Others?? What are your opinions?

Comments

  • nram
    nram Member, Employee Posts: 80 Solace Employee
    edited April 2021 #2

    Good discussion topic @Aaron ... I have also heard Graphite in this context, esp customer who already have tighter pairing with Grafana.

    To your observation on Prometheus being poll-based, Yes, that infact is the natural mode for scraping metrics. However, its possible to push metrics from ephemeral and short lived tasks to Prometheus using push gateway. Putting aside the complexity of management and any performance overheads, this provides a practical possibility for push based solution with Prometheus.

  • marc
    marc Member, Administrator, Moderator, Employee Posts: 955 admin
    edited April 2021 #3

    Hey @Aaron, I've used the Elastic stack on a few projects in the past. It's been a few years since I've used it now but at the time it was a great getting started experience, easy to ingest the events using Logstash/Beats (push) and easy to visualize aggregations in Kibana. The shortcoming was really going beyond visualizing aggregations in Kibana...I don't really recall specifics now but I remember it wasn't able to create some of the visuals that we desired.

    Hopefully I'll get a chance to checkout Elastic cloud and their latest enhancements sometime soon.

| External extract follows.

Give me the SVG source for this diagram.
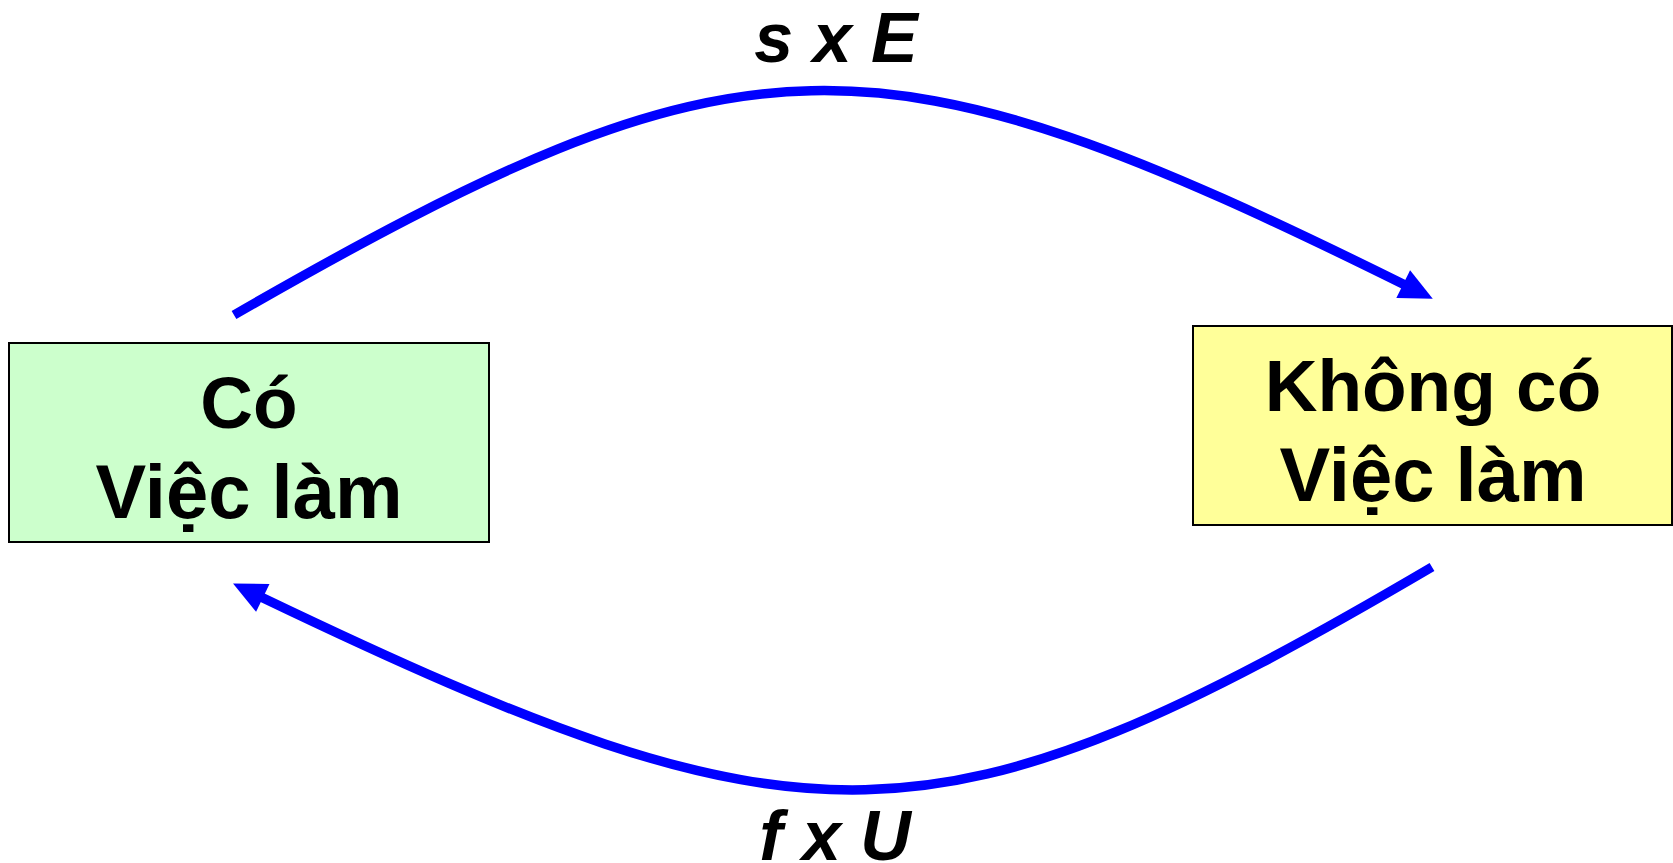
<svg xmlns="http://www.w3.org/2000/svg" width="1673" height="863" viewBox="0 0 1673 863">
<style>
.box{stroke:#000;stroke-width:2}
.t{font-family:"Liberation Sans",Arial,sans-serif;font-weight:bold;font-size:73px;fill:#000;text-anchor:middle}
.t2{font-size:76px}
.lbl{font-family:"Liberation Sans",Arial,sans-serif;font-weight:bold;font-style:italic;font-size:70px;fill:#000;text-anchor:middle}
.arc{fill:none;stroke:#0000FF;stroke-width:9.5;marker-end:url(#ah)}
</style>
<defs>
<marker id="ah" markerUnits="userSpaceOnUse" markerWidth="40" markerHeight="40" viewBox="0 -20 40 40" refX="0" refY="0" orient="auto" overflow="visible">
<path d="M-2,-15.5 L31,0 L-2,15.5 Z" fill="#0000FF"/>
</marker>
</defs>
<rect width="1673" height="863" fill="#fff"/>
<g id="connectors">
<path class="arc" d="M234,315 C745,21 872,21 1405,285"/>
<path class="arc" d="M1432,567 C935,859 808,859 261,597"/>
</g>
<g id="node-co">
<rect class="box" x="9" y="343" width="480" height="199" fill="#CCFFCC"/>
<text class="t" x="249" y="428">Có</text>
<text class="t t2" x="249" y="518">Việc làm</text>
</g>
<g id="node-khong">
<rect class="box" x="1193" y="326" width="479" height="199" fill="#FFFF99"/>
<text class="t" x="1433" y="411">Không có</text>
<text class="t t2" x="1433" y="501">Việc làm</text>
</g>
<g id="label-top">
<text class="lbl" x="836" y="62">s x E</text>
</g>
<g id="label-bottom">
<text class="lbl" x="835" y="860">f x U</text>
</g>
</svg>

    @arih has been doing some work with Elastic lately too.

  • Aaron
    Aaron Member, Administrator, Moderator, Employee Posts: 594 admin

    Hey, I thought I wrote back to this!! Weird.

    Yes, @nram : Graphite, of course. What a classic. I've heard it more tightly integrates with Grafana, but I have yet to play with it. Pairing Grafana with InfluxDB seems to satisfy most of my needs. I wonder what "extra special stuff" you could get / expose. Someone deeply knowledgeable on all 3 would have to answer that.

    @marc : I've heard of people using Elastic for time-series metric data. Not its primary purpose though, but it seems it can do it. Found this article that was looking at specifically that use case: https://medium.com/kudos-engineering/choosing-the-elastic-stack-as-a-time-series-database-9fac202c53ba. As you said, Kibana seems to show/visualize aggregate data, primary logging data "how many GETs per minute per host" or "how many WARNs" per minute, I don't think (aka I don't know how) to make Kibana display time-series metrics.

    Some of the big things I really like about InfluxDB:

    • Natively supports "pushing" into the database (like a normal database), accepts data whenever it arrives. Leaves the "polling" of the source data to you. Or to Telegraf or whatever.
    • No hard / constrained / required intervals defined for time-series. I think most of the other ones I listed you have to specify what your interval is that you want the data stored at (e.g. every 10 seconds). Influx, in the "raw" data (e.g. before the "continuous query" downsampling") allows you to push data in at ANY interval you want, any rate, or with any gap between successive inserts. Super useful for non-regular-interval data
    • Supports Strings and Booleans!! Not just numeric. How great it that? I can push all that data in there (e.g. operational state, redundancy state, status messages, etc.) and it will track when things change.
    • It's schema-less! Just start pushing data in, and Influx will figure it out. No need to predefine measurements (aka tables) or keys or anything. Note that you can add an i to integer numeric data to give Influx a hint that it's not a float.

    One disadvantage (and I don't know if other time-series DBs can do this?) is that it can't store nested objects... you have to "flatten" any nested entries.